* _Goal_
Every record must be repeated exactly; omit any pictures they contain.

:::::

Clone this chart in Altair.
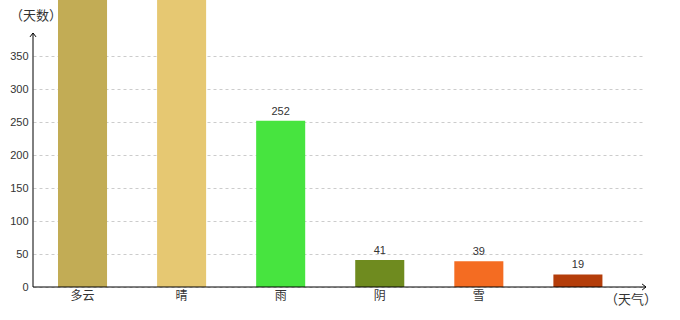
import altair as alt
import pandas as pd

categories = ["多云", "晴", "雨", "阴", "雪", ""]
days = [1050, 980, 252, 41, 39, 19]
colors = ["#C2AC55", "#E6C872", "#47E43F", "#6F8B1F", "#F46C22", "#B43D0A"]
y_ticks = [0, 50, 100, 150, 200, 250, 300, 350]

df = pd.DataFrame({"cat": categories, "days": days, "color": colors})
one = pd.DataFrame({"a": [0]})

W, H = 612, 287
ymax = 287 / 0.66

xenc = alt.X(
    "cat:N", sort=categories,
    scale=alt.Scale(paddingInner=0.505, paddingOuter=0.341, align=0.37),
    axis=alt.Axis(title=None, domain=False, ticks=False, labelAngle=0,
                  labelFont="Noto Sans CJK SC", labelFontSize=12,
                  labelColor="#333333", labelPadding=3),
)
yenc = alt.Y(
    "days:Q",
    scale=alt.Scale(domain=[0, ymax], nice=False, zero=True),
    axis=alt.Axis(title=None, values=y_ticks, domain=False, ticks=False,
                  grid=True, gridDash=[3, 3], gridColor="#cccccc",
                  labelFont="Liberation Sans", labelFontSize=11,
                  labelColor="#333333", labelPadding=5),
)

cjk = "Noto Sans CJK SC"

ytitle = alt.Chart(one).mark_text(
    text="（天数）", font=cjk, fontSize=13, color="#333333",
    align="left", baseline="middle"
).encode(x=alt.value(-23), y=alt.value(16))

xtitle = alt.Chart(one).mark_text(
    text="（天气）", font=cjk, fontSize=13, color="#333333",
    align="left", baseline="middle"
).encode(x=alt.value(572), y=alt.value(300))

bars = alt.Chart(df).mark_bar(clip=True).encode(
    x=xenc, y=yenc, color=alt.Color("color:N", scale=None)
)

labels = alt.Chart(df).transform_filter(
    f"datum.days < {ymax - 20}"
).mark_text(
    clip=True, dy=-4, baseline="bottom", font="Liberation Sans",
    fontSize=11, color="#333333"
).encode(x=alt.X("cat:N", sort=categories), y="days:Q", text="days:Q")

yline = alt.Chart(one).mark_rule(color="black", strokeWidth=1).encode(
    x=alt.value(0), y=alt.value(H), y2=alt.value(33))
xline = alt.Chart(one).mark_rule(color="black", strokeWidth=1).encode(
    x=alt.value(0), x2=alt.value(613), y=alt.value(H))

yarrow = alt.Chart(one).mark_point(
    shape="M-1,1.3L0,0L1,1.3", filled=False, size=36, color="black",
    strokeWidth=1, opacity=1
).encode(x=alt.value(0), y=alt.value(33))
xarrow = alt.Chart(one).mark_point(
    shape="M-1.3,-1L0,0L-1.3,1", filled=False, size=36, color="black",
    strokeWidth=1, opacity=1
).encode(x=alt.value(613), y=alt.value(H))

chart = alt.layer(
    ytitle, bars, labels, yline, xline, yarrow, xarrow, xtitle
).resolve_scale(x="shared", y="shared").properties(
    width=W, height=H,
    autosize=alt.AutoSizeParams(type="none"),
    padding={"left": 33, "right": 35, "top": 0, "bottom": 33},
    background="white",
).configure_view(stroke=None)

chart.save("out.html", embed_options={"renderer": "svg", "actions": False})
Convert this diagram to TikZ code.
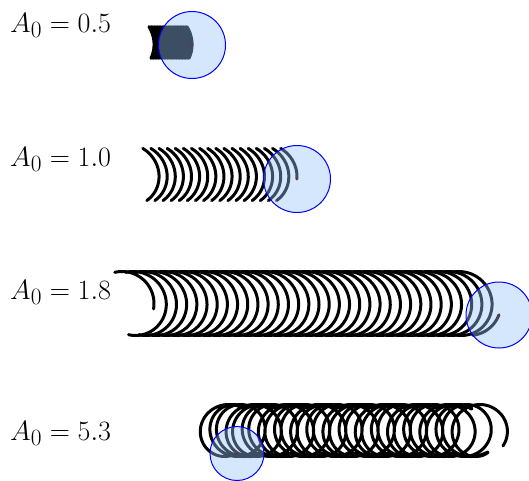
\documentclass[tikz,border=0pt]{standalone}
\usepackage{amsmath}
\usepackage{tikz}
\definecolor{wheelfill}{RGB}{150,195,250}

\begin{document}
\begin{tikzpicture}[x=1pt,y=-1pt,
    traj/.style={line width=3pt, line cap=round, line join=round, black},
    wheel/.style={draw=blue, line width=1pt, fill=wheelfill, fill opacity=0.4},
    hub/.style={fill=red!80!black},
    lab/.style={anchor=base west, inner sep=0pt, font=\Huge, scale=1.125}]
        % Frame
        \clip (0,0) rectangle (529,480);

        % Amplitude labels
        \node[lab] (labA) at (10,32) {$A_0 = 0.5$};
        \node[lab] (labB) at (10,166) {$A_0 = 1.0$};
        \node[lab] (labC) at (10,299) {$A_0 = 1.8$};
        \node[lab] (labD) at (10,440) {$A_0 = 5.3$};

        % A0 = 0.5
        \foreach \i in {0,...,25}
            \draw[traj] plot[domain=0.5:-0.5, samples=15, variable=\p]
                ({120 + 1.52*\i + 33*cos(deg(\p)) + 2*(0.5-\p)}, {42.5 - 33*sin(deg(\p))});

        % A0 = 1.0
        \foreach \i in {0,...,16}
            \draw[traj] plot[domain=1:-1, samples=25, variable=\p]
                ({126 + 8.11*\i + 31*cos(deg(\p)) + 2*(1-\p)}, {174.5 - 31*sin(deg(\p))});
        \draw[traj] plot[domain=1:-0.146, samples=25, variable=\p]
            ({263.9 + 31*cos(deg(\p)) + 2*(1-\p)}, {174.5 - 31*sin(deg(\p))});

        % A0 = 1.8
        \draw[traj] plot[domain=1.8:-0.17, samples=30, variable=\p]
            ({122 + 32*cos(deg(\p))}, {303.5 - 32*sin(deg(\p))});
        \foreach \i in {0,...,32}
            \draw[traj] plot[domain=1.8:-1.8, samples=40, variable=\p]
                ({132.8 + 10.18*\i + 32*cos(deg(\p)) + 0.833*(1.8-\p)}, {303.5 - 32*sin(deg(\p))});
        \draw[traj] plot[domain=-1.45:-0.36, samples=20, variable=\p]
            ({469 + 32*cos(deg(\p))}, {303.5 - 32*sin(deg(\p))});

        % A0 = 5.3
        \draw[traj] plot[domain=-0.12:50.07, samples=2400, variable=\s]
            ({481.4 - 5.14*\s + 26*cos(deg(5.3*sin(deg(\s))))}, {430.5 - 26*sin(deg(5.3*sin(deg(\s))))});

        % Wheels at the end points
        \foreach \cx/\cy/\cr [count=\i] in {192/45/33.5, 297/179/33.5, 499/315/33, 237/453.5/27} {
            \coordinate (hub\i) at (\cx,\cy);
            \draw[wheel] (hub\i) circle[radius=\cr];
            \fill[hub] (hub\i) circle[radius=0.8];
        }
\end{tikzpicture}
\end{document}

:::::

* _Task output_
Clone this chart in Altair.
import altair as alt
import pandas as pd

categories = ["多云", "晴", "雨", "阴", "雪", ""]
days = [1050, 980, 252, 41, 39, 19]
colors = ["#C2AC55", "#E6C872", "#47E43F", "#6F8B1F", "#F46C22", "#B43D0A"]
y_ticks = [0, 50, 100, 150, 200, 250, 300, 350]

df = pd.DataFrame({"cat": categories, "days": days, "color": colors})
one = pd.DataFrame({"a": [0]})

W, H = 612, 287
ymax = 287 / 0.66

xenc = alt.X(
    "cat:N", sort=categories,
    scale=alt.Scale(paddingInner=0.505, paddingOuter=0.341, align=0.37),
    axis=alt.Axis(title=None, domain=False, ticks=False, labelAngle=0,
                  labelFont="Noto Sans CJK SC", labelFontSize=12,
                  labelColor="#333333", labelPadding=3),
)
yenc = alt.Y(
    "days:Q",
    scale=alt.Scale(domain=[0, ymax], nice=False, zero=True),
    axis=alt.Axis(title=None, values=y_ticks, domain=False, ticks=False,
                  grid=True, gridDash=[3, 3], gridColor="#cccccc",
                  labelFont="Liberation Sans", labelFontSize=11,
                  labelColor="#333333", labelPadding=5),
)

cjk = "Noto Sans CJK SC"

ytitle = alt.Chart(one).mark_text(
    text="（天数）", font=cjk, fontSize=13, color="#333333",
    align="left", baseline="middle"
).encode(x=alt.value(-23), y=alt.value(16))

xtitle = alt.Chart(one).mark_text(
    text="（天气）", font=cjk, fontSize=13, color="#333333",
    align="left", baseline="middle"
).encode(x=alt.value(572), y=alt.value(300))

bars = alt.Chart(df).mark_bar(clip=True).encode(
    x=xenc, y=yenc, color=alt.Color("color:N", scale=None)
)

labels = alt.Chart(df).transform_filter(
    f"datum.days < {ymax - 20}"
).mark_text(
    clip=True, dy=-4, baseline="bottom", font="Liberation Sans",
    fontSize=11, color="#333333"
).encode(x=alt.X("cat:N", sort=categories), y="days:Q", text="days:Q")

yline = alt.Chart(one).mark_rule(color="black", strokeWidth=1).encode(
    x=alt.value(0), y=alt.value(H), y2=alt.value(33))
xline = alt.Chart(one).mark_rule(color="black", strokeWidth=1).encode(
    x=alt.value(0), x2=alt.value(613), y=alt.value(H))

yarrow = alt.Chart(one).mark_point(
    shape="M-1,1.3L0,0L1,1.3", filled=False, size=36, color="black",
    strokeWidth=1, opacity=1
).encode(x=alt.value(0), y=alt.value(33))
xarrow = alt.Chart(one).mark_point(
    shape="M-1.3,-1L0,0L-1.3,1", filled=False, size=36, color="black",
    strokeWidth=1, opacity=1
).encode(x=alt.value(613), y=alt.value(H))

chart = alt.layer(
    ytitle, bars, labels, yline, xline, yarrow, xarrow, xtitle
).resolve_scale(x="shared", y="shared").properties(
    width=W, height=H,
    autosize=alt.AutoSizeParams(type="none"),
    padding={"left": 33, "right": 35, "top": 0, "bottom": 33},
    background="white",
).configure_view(stroke=None)

chart.save("out.html", embed_options={"renderer": "svg", "actions": False})
Convert this diagram to TikZ code.
\documentclass[tikz,border=0pt]{standalone}
\usepackage{amsmath}
\usepackage{tikz}
\definecolor{wheelfill}{RGB}{150,195,250}

\begin{document}
\begin{tikzpicture}[x=1pt,y=-1pt,
    traj/.style={line width=3pt, line cap=round, line join=round, black},
    wheel/.style={draw=blue, line width=1pt, fill=wheelfill, fill opacity=0.4},
    hub/.style={fill=red!80!black},
    lab/.style={anchor=base west, inner sep=0pt, font=\Huge, scale=1.125}]
        % Frame
        \clip (0,0) rectangle (529,480);

        % Amplitude labels
        \node[lab] (labA) at (10,32) {$A_0 = 0.5$};
        \node[lab] (labB) at (10,166) {$A_0 = 1.0$};
        \node[lab] (labC) at (10,299) {$A_0 = 1.8$};
        \node[lab] (labD) at (10,440) {$A_0 = 5.3$};

        % A0 = 0.5
        \foreach \i in {0,...,25}
            \draw[traj] plot[domain=0.5:-0.5, samples=15, variable=\p]
                ({120 + 1.52*\i + 33*cos(deg(\p)) + 2*(0.5-\p)}, {42.5 - 33*sin(deg(\p))});

        % A0 = 1.0
        \foreach \i in {0,...,16}
            \draw[traj] plot[domain=1:-1, samples=25, variable=\p]
                ({126 + 8.11*\i + 31*cos(deg(\p)) + 2*(1-\p)}, {174.5 - 31*sin(deg(\p))});
        \draw[traj] plot[domain=1:-0.146, samples=25, variable=\p]
            ({263.9 + 31*cos(deg(\p)) + 2*(1-\p)}, {174.5 - 31*sin(deg(\p))});

        % A0 = 1.8
        \draw[traj] plot[domain=1.8:-0.17, samples=30, variable=\p]
            ({122 + 32*cos(deg(\p))}, {303.5 - 32*sin(deg(\p))});
        \foreach \i in {0,...,32}
            \draw[traj] plot[domain=1.8:-1.8, samples=40, variable=\p]
                ({132.8 + 10.18*\i + 32*cos(deg(\p)) + 0.833*(1.8-\p)}, {303.5 - 32*sin(deg(\p))});
        \draw[traj] plot[domain=-1.45:-0.36, samples=20, variable=\p]
            ({469 + 32*cos(deg(\p))}, {303.5 - 32*sin(deg(\p))});

        % A0 = 5.3
        \draw[traj] plot[domain=-0.12:50.07, samples=2400, variable=\s]
            ({481.4 - 5.14*\s + 26*cos(deg(5.3*sin(deg(\s))))}, {430.5 - 26*sin(deg(5.3*sin(deg(\s))))});

        % Wheels at the end points
        \foreach \cx/\cy/\cr [count=\i] in {192/45/33.5, 297/179/33.5, 499/315/33, 237/453.5/27} {
            \coordinate (hub\i) at (\cx,\cy);
            \draw[wheel] (hub\i) circle[radius=\cr];
            \fill[hub] (hub\i) circle[radius=0.8];
        }
\end{tikzpicture}
\end{document}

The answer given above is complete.